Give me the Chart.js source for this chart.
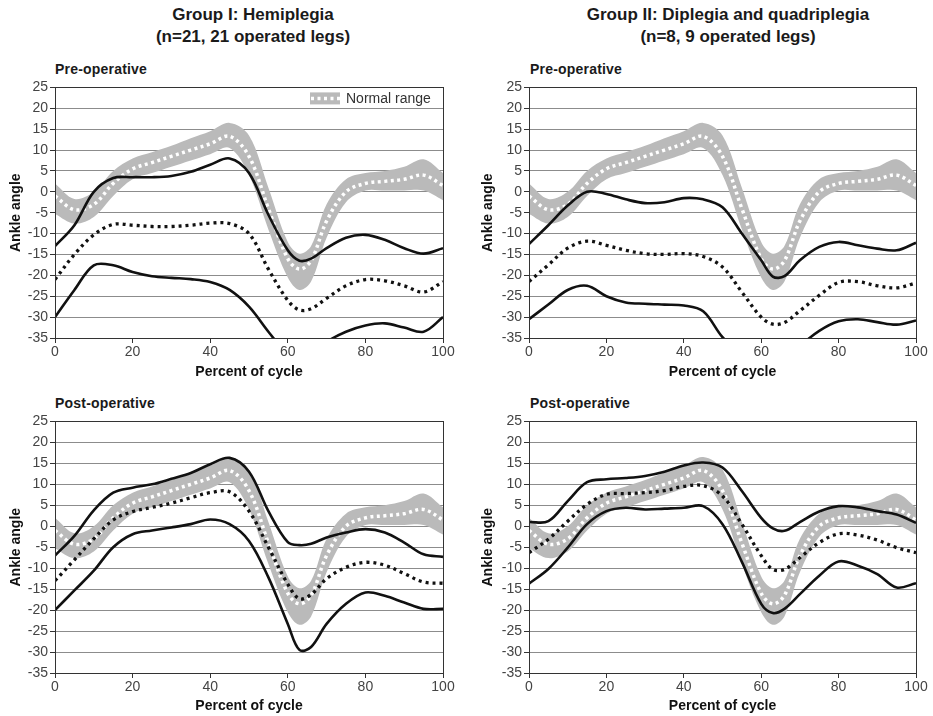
<!DOCTYPE html>
<html><head><meta charset="utf-8">
<script src="https://cdn.jsdelivr.net/npm/chart.js@4.4.1/dist/chart.umd.min.js"></script>
<style>
html,body{margin:0;padding:0;background:#fff;overflow:hidden;width:933px;height:716px;}
canvas{position:absolute;}
.gt{position:absolute;font:bold 17px "Liberation Sans",Arial,sans-serif;text-align:center;line-height:22px;color:#1a1a1a;width:400px;}
.pt{position:absolute;font:bold 14px "Liberation Sans",Arial,sans-serif;color:#1a1a1a;line-height:16px;letter-spacing:0.2px;}
</style></head><body>
<div class="gt" style="left:53px;top:4px">Group I: Hemiplegia<br>(n=21, 21 operated legs)</div>
<div class="gt" style="left:528px;top:4px">Group II: Diplegia and quadriplegia<br>(n=8, 9 operated legs)</div>
<div class="pt" style="left:55px;top:61px">Pre-operative</div>
<div class="pt" style="left:530px;top:61px">Pre-operative</div>
<div class="pt" style="left:55px;top:395px">Post-operative</div>
<div class="pt" style="left:530px;top:395px">Post-operative</div>
<canvas id="c1" width="460" height="306" style="left:0;top:77px"></canvas>
<canvas id="c2" width="463" height="306" style="left:470px;top:77px"></canvas>
<canvas id="c3" width="460" height="306" style="left:0;top:411px"></canvas>
<canvas id="c4" width="463" height="306" style="left:470px;top:411px"></canvas>
<script>
// Percent of gait cycle
const cycle = [0,5,10,15,20,25,30,35,40,45,50,55,60,63,66,70,75,80,85,90,95,100];
const xTicks = [0,20,40,60,80,100];
const yMin = -35, yMax = 25, yStep = 5;

// Normal range (same in all panels)
const normalUpper = [2,-1.7,0,5,8,9.5,11,12.8,14.5,16.5,13.5,1,-12,-14.8,-13,-3,3,4.5,5,6,7.8,4.5];
const normalMean  = [-1,-4.3,-3,2,5.5,7,8.5,10,11.5,13.3,8.5,-4,-16,-18.5,-16.5,-7,0,2,2.5,3,4,1.5];
const normalLower = [-5.3,-7.6,-6,-1,3,4.5,6,7.5,9,10.5,4,-9,-20.5,-23.5,-21.5,-11,-2.5,0.3,0.3,0.3,0.3,-2];

// Group I pre-operative
const g1PreUpper = [-13,-8,0,3.3,3.5,3.5,3.8,4.8,6.5,8,4.5,-5.5,-14,-16.5,-16,-13.5,-11,-10.3,-11.5,-13.5,-14.8,-13.5];
const g1PreMean  = [-21,-15,-10.3,-7.8,-8,-8.3,-8.3,-8,-7.5,-7.6,-10,-18.5,-26,-28.3,-28,-25.5,-22.5,-21,-21.3,-22.5,-24,-21.5];
const g1PreLower = [-30,-23.5,-17.6,-17.6,-19.2,-20.2,-20.6,-20.9,-21.6,-23.5,-27.5,-33.5,-39,-40.5,-40,-36,-33.5,-32,-31.5,-32.5,-33.5,-30];

// Group II pre-operative
const g2PreUpper = [-12.5,-8,-3.3,0,-0.5,-1.8,-2.7,-2.5,-1.5,-1.8,-3.7,-10,-16.4,-20.3,-20.2,-16.4,-13.2,-12,-12.8,-13.6,-14,-12.2];
const g2PreMean  = [-21.5,-17.5,-13.5,-11.8,-12.8,-14,-14.8,-15,-14.8,-15.5,-18,-24,-30,-31.7,-31.3,-28.5,-24.8,-21.7,-21.5,-22.5,-23,-21.8];
const g2PreLower = [-30.5,-27,-23.5,-22.5,-25,-26.5,-26.8,-27,-27.2,-28.6,-34.8,-39,-42,-42,-41,-37,-33.3,-31,-30.5,-31.2,-31.8,-30.8];

// Group I post-operative
const g1PostUpper = [-7,-2.3,3.8,8,9.2,10,11.3,12.7,14.8,16.3,13,3.6,-3.8,-4.5,-4.2,-2.7,-1.5,-0.7,-1.5,-3.9,-6.7,-7.3];
const g1PostMean  = [-13,-8,-3,1.5,3.5,4.5,5.5,6.8,8,8.2,3.6,-5,-13.8,-17.3,-16.3,-12.5,-9.8,-8.6,-9.3,-11.3,-13.3,-13.6];
const g1PostLower = [-20,-15.3,-10.6,-5,-1.9,-1,-0.3,0.5,1.6,0.5,-3.5,-12.2,-23.3,-29.5,-28.8,-23.3,-18.5,-15.8,-16.6,-18.2,-19.7,-19.7];

// Group II post-operative
const g2PostUpper = [1,1.2,6,10.5,11.2,11.5,12,13,14.5,15.2,14,8.4,2,-0.5,-1.1,1,3.5,4.8,4.5,3.6,2.8,0.8];
const g2PostMean  = [-6.3,-3.1,1.2,5.2,7.6,7.8,8,8.5,9.5,9.7,7.2,0.5,-7,-10.3,-10.3,-7.5,-3.9,-1.8,-2.1,-3.3,-5.1,-6.3];
const g2PostLower = [-13.7,-10.2,-5.1,0.5,3.6,4.4,4,4.2,4.4,4.8,0.5,-8.5,-18.5,-20.7,-19.7,-16.2,-11.8,-8.4,-9.4,-11.4,-14.6,-13.6];

const FONT = '"Liberation Sans", Arial, sans-serif';
const BAND = 'rgb(186,186,186)';
const TENSION = 0.35;
const pts = arr => cycle.map((x, i) => ({x, y: arr[i]}));

const frame = {
  id: 'frame',
  afterDatasetsDraw(chart) {
    const a = chart.chartArea, c = chart.ctx;
    c.save(); c.strokeStyle = '#333'; c.lineWidth = 1;
    c.strokeRect(Math.round(a.left) + 0.5, Math.round(a.top) + 0.5, Math.round(a.right - a.left), Math.round(a.bottom - a.top));
    c.restore();
  }
};
const legendBox = {
  id: 'legendBox',
  afterDraw(chart) {
    const a = chart.chartArea, c = chart.ctx;
    const x0 = a.right - 133, yc = a.top + 11;
    c.save();
    c.fillStyle = BAND;
    c.fillRect(x0, yc - 6, 30, 12);
    c.strokeStyle = '#fff'; c.lineWidth = 3.5; c.setLineDash([3, 3.5]);
    c.beginPath(); c.moveTo(x0 + 1, yc); c.lineTo(x0 + 30, yc); c.stroke();
    c.setLineDash([]);
    c.fillStyle = '#333'; c.font = '14px ' + FONT; c.textBaseline = 'middle'; c.textAlign = 'left';
    c.fillText('Normal range', x0 + 36, yc + 1);
    c.restore();
  }
};

function makePanel(id, upper, mean, lower, yWidth, xHeight, yTitlePad, withLegend) {
  const line = (data, dashed, order, color, w) => ({
    data: pts(data), borderColor: color, borderWidth: w, pointRadius: 0,
    borderDash: dashed, tension: TENSION, fill: false, order
  });
  new Chart(document.getElementById(id), {
    type: 'line',
    data: {
      datasets: [
        {data: pts(normalUpper), borderWidth: 0, borderColor: BAND, backgroundColor: BAND, pointRadius: 0, tension: TENSION, fill: '+1', order: 5},
        {data: pts(normalLower), borderWidth: 0, borderColor: BAND, backgroundColor: BAND, pointRadius: 0, tension: TENSION, fill: false, order: 5},
        line(normalMean, [3, 3.5], 4, '#ffffff', 3.5),
        line(upper, [], 1, '#111', 2.6),
        line(mean, [3, 4], 1, '#111', 3.3),
        line(lower, [], 1, '#111', 2.6)
      ]
    },
    options: {
      responsive: false, animation: false, devicePixelRatio: 1,
      layout: {padding: {top: 9, right: 17, left: 0, bottom: 0}},
      plugins: {legend: {display: false}, tooltip: {enabled: false}},
      scales: {
        x: {
          type: 'linear', min: 0, max: 100,
          afterBuildTicks: s => { s.ticks = xTicks.map(v => ({value: v})); },
          afterFit: s => { s.height = xHeight; },
          grid: {drawOnChartArea: false, drawTicks: true, tickLength: 5, color: '#333'},
          border: {color: '#333'},
          ticks: {font: {family: FONT, size: 14}, color: '#444', padding: 1, maxRotation: 0},
          title: {display: true, text: 'Percent of cycle', font: {family: FONT, size: 14, weight: 'bold'}, color: '#111', padding: {top: 0, bottom: 2}}
        },
        y: {
          min: yMin, max: yMax,
          afterFit: s => { s.width = yWidth; },
          grid: {color: '#8c8c8c', tickColor: '#333', tickLength: 5, lineWidth: 1},
          border: {color: '#333'},
          ticks: {stepSize: yStep, font: {family: FONT, size: 14}, color: '#444', padding: 2},
          title: {display: true, text: 'Ankle angle', font: {family: FONT, size: 14, weight: 'bold'}, color: '#111', padding: {top: yTitlePad, bottom: 0}}
        }
      }
    },
    plugins: withLegend ? [frame, legendBox] : [frame]
  });
}

makePanel('c1', g1PreUpper, g1PreMean, g1PreLower, 55, 45, 8, true);
makePanel('c2', g2PreUpper, g2PreMean, g2PreLower, 59, 45, 10, false);
makePanel('c3', g1PostUpper, g1PostMean, g1PostLower, 55, 44, 8, false);
makePanel('c4', g2PostUpper, g2PostMean, g2PostLower, 59, 44, 10, false);
</script>
</body></html>
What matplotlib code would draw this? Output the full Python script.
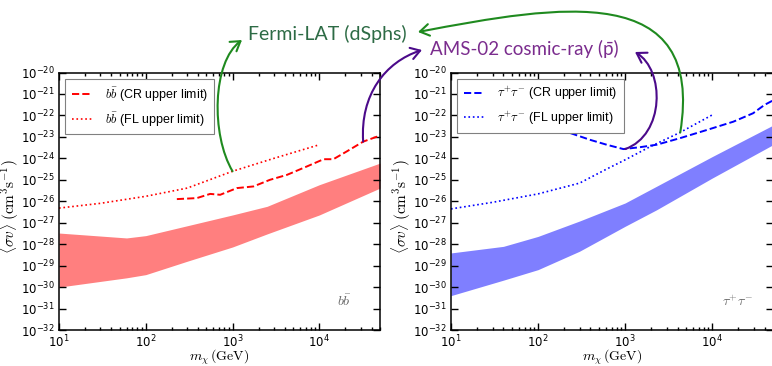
import matplotlib
matplotlib.use('Agg')
import matplotlib.pyplot as plt
from matplotlib.path import Path
from matplotlib.patches import FancyArrowPatch
from matplotlib.font_manager import FontProperties
from matplotlib.ticker import LogLocator, NullLocator

# --- b bbar channel (left panel) ---
bb_band_mass = [10, 60, 100, 300, 1000, 2500, 10000, 50000]
bb_band_hi = [3.3e-28, 1.95e-28, 2.5e-28, 7.2e-28, 2.3e-27, 5.8e-27, 5.9e-26, 6.0e-25]
bb_band_lo = [1.0e-30, 2.7e-30, 3.8e-30, 1.6e-29, 7.4e-29, 3.0e-28, 2.3e-27, 4.1e-26]

bb_fl_mass = [10, 30, 100, 300, 1000, 3000, 10000]
bb_fl = [4.8e-27, 8.0e-27, 1.7e-26, 4.1e-26, 2.5e-25, 1.0e-24, 4.3e-24]

bb_cr_mass = [228, 387, 552, 720, 1120, 1740, 2700, 4240, 7200, 11200, 14500, 20700, 32000, 50000]
bb_cr = [1.26e-26, 1.4e-26, 2.2e-26, 2.0e-26, 4.1e-26, 4.9e-26, 1.0e-25, 1.7e-25,
         4.2e-25, 9.1e-25, 9.1e-25, 2.1e-24, 6.0e-24, 1.15e-23]

# --- tau+ tau- channel (right panel) ---
tt_band_mass = [10, 40, 100, 300, 1000, 2300, 10000, 50000]
tt_band_hi = [3.9e-29, 7.9e-29, 2.3e-28, 1.2e-27, 8.3e-27, 5.0e-26, 1.2e-24, 3.5e-23]
tt_band_lo = [4.0e-31, 2.1e-30, 6.5e-30, 4.7e-29, 6.8e-28, 4.0e-27, 1.2e-25, 4.3e-24]

tt_fl_mass = [10, 30, 100, 300, 617, 1000, 1940, 4270, 10000]
tt_fl = [4.4e-27, 8.9e-27, 2.2e-26, 7.0e-26, 3.2e-25, 8.5e-25, 3.5e-24, 1.6e-23, 1.05e-22]

tt_cr_mass = [235, 400, 615, 955, 1480, 2300, 4270, 8700, 17500, 29500, 40000, 50000]
tt_cr = [1.5e-23, 7.2e-24, 4.3e-24, 2.7e-24, 3.3e-24, 4.3e-24, 8.7e-24, 2.1e-23,
         5.1e-23, 1.26e-22, 3.1e-22, 5.0e-22]

W, H = 772, 366
fig = plt.figure(figsize=(W / 100, H / 100), dpi=100)


def px(x, y):
    # pixel position on the 772x366 canvas -> figure fraction
    return (x / W, 1 - y / H)


ax_l = fig.add_axes([59 / W, 1 - 330 / H, 321 / W, 257.5 / H])
ax_r = fig.add_axes([451 / W, 1 - 330 / H, 322 / W, 257.5 / H])

leg_font = FontProperties(family=['Liberation Sans', 'DejaVu Sans'], size=9,
                          math_fontfamily='cm')
ylab = r'$\langle\sigma v\rangle\;(\mathrm{cm^3 s^{-1}})$'
xlab = r'$m_\chi\,(\mathrm{GeV})$'

panels = [
    (ax_l, 'red', '#ff7f7f', r'$b\bar{b}$', bb_band_mass, bb_band_lo, bb_band_hi,
     bb_cr_mass, bb_cr, bb_fl_mass, bb_fl),
    (ax_r, 'blue', '#7f7fff', r'$\tau^{+}\tau^{-}$', tt_band_mass, tt_band_lo, tt_band_hi,
     tt_cr_mass, tt_cr, tt_fl_mass, tt_fl),
]

for ax, lc, fc, name, bm, blo, bhi, cm, cr, fm, fl in panels:
    ax.fill_between(bm, blo, bhi, color=fc, lw=0)
    ax.plot(cm, cr, ls='--', color=lc, lw=1.4, label=name + ' (CR upper limit)')
    ax.plot(fm, fl, ls=':', color=lc, lw=1.2, label=name + ' (FL upper limit)')
    ax.set_xscale('log')
    ax.set_yscale('log')
    ax.set_xlim(10, 5e4)
    ax.set_ylim(1e-32, 1e-20)
    ax.yaxis.set_major_locator(LogLocator(base=10, numticks=20))
    ax.yaxis.set_minor_locator(NullLocator())
    ax.tick_params(which='both', direction='in', top=True, right=True, width=1,
                   labelsize=8.5, pad=3)
    ax.tick_params(which='major', length=5)
    ax.tick_params(which='minor', length=2.5)
    for s in ax.spines.values():
        s.set_linewidth(1.1)
    ax.set_xlabel(xlab, fontsize=10, math_fontfamily='cm')
    ax.xaxis.set_label_coords(0.5, -0.068)
    ax.set_ylabel(ylab, fontsize=11, math_fontfamily='cm')
    ax.yaxis.set_label_coords(-0.118, 0.48)
    leg = ax.legend(loc='upper left', prop=leg_font, fancybox=False, framealpha=1,
                    edgecolor='0.5', handlelength=1.6, handletextpad=1.1,
                    borderpad=0.5, labelspacing=0.55)
    leg.get_frame().set_linewidth(0.8)
    ax.text(0.89, 0.11, name, transform=ax.transAxes, fontsize=10, color='0.4',
            math_fontfamily='cm', ha='center', va='center')

# --- hand-drawn style annotations ---
note_font = ['Lato', 'DejaVu Sans']
fig.text(*px(248, 40), 'Fermi-LAT (dSphs)', color='#2d6b45', fontsize=14,
         family=note_font, va='baseline')
fig.text(*px(430, 55), 'AMS-02 cosmic-ray (p\u0304)', color='#7b2d8e', fontsize=13.5,
         family=note_font, va='baseline')

to_fig = fig.transFigure.inverted()


def curved_arrow(ax, tail, c1, c2, head, color):
    p0 = to_fig.transform(ax.transData.transform(tail))
    verts = [p0, px(*c1), px(*c2), px(*head)]
    codes = [Path.MOVETO, Path.CURVE4, Path.CURVE4, Path.CURVE4]
    arr = FancyArrowPatch(path=Path(verts, codes), transform=fig.transFigure,
                          arrowstyle='->,head_length=0.55,head_width=0.35',
                          mutation_scale=12, color=color, lw=1.5)
    fig.add_artist(arr)


green = '#1f8a1f'
purple = '#4b0a8a'
curved_arrow(ax_l, (1000, 2.5e-25), (211, 135), (212, 62), (242, 40), green)
curved_arrow(ax_r, (4300, 1.6e-23), (705, -20), (560, 5), (418, 32), green)
curved_arrow(ax_l, (32000, 6.0e-24), (360, 95), (385, 62), (422, 50), purple)
curved_arrow(ax_r, (1000, 2.7e-24), (665, 135), (665, 70), (635, 52), purple)

fig.savefig('out.png', dpi=100)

▸ Problem description: Identify all lines in the records above with the word "this".

▸ Exercise answer:
Give me the Chart.js source for this chart.
What matplotlib code would draw this? Output the full Python script.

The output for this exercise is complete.